Zincton is a ghost town in the West Kootenay region of southeastern British Columbia. This former mining community, on BC Highway 31A, is by road about 15 km northeast of New Denver and 31 km northwest of Kaslo.

==Name origin and railways==
In 1892, cabin accommodation and a blacksmith shop were built. The location was originally known as Lucky Jim, because the only inhabitants were mine employees. Opening in 1895, the Kaslo and Slocan Railway (K&S), controlled by the Great Northern Railway (GN), passed adjacent to the mine. The cabin was a 30-minute walk from the K&S Lucky Jim siding, which existed by 1897. The official flag stop, established by 1908, was 1.7 mi northeast of McGuigan and 1.1 mi southwest of Bear Lake. In July 1910, a forest fire destroyed this section of track, and the K&S rail service permanently ceased.

In 1911, spur construction by the Nakusp and Slocan Railway (N&S), a Canadian Pacific Railway (CP) subsidiary, is the earliest mention of the rename to Zincton. This spur from Three Forks opened in September 1912. Zincton was about 0.2 mi northeast of the Lucky Jim, which was accessed by a siding that doubled back. At the switch, Zincton was 2.1 mi northeast of Rambler and 0.9 mi southwest of Giegerich.

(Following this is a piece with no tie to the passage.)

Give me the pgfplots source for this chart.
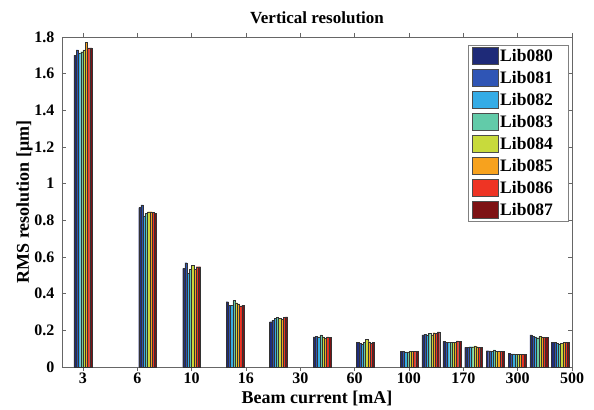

At nearby Giegerich (formerly called Bear Lake), Gilbert Malcolm Sproat laid out a townsite at the east–west summit divide in 1892. The modest hotel was destroyed by fire, rebuilt, and taken over by Robert (Scottie) Mitchell, who opened a store in 1911. Mitchell was the only postmaster 1915–1932, the post office being named Zincton, a descriptive applied to the general area. A rare example of a postal cancellation has sold for $675.

==Mining==
In 1892, James Shields, Charles Druin, and Robert Williams discovered the Lucky Jim claim, which they soon sold to Dr. E.C. Kilbourne. In 1897, 6,000 tons of ore was shipped to the short-lived Pilot Bay smelter, which was unable to successfully separate the zinc from the lead concentrates. By 1893, the Lucky Jim group (Lucky Jim, St. George, and Roadley claims) was owned by Dr. E.C. Kilbourne, a half, Robert Williams, a third, and Thomas J. Roadley, a sixth. By 1895, C.L. Arnold also held a minority interest, and Arnold and Williams operated the property. By 1897, the Braden Bros (related to the Mathews' family) were principals. A 4000 ft three-rail gravity and a 1200 ft aerial tramway to the K&S were installed.

After a long period of inactivity, in 1899, Arthur R. Browne bought and developed the property and sent 1,800 tons of ore to a smelter near Manchester. Following the untimely death of promoter Browne the next year, the enterprise floundered and the mine shut down. In 1903, a slide took out 60 ft of a branch tramway, which connected with the terminal of the main tramway. Displaying a low silver but high zinc content, the zinc ore only became marketable about this time because of advances in refining technology. On purchasing in 1904, G.W. Hughes held an 87.5 per cent interest in the mine and John Wolverton the balance. Production ceased in 1906, because of US import duties. However, shipping the stockpile resumed in 1907, continuing into 1908.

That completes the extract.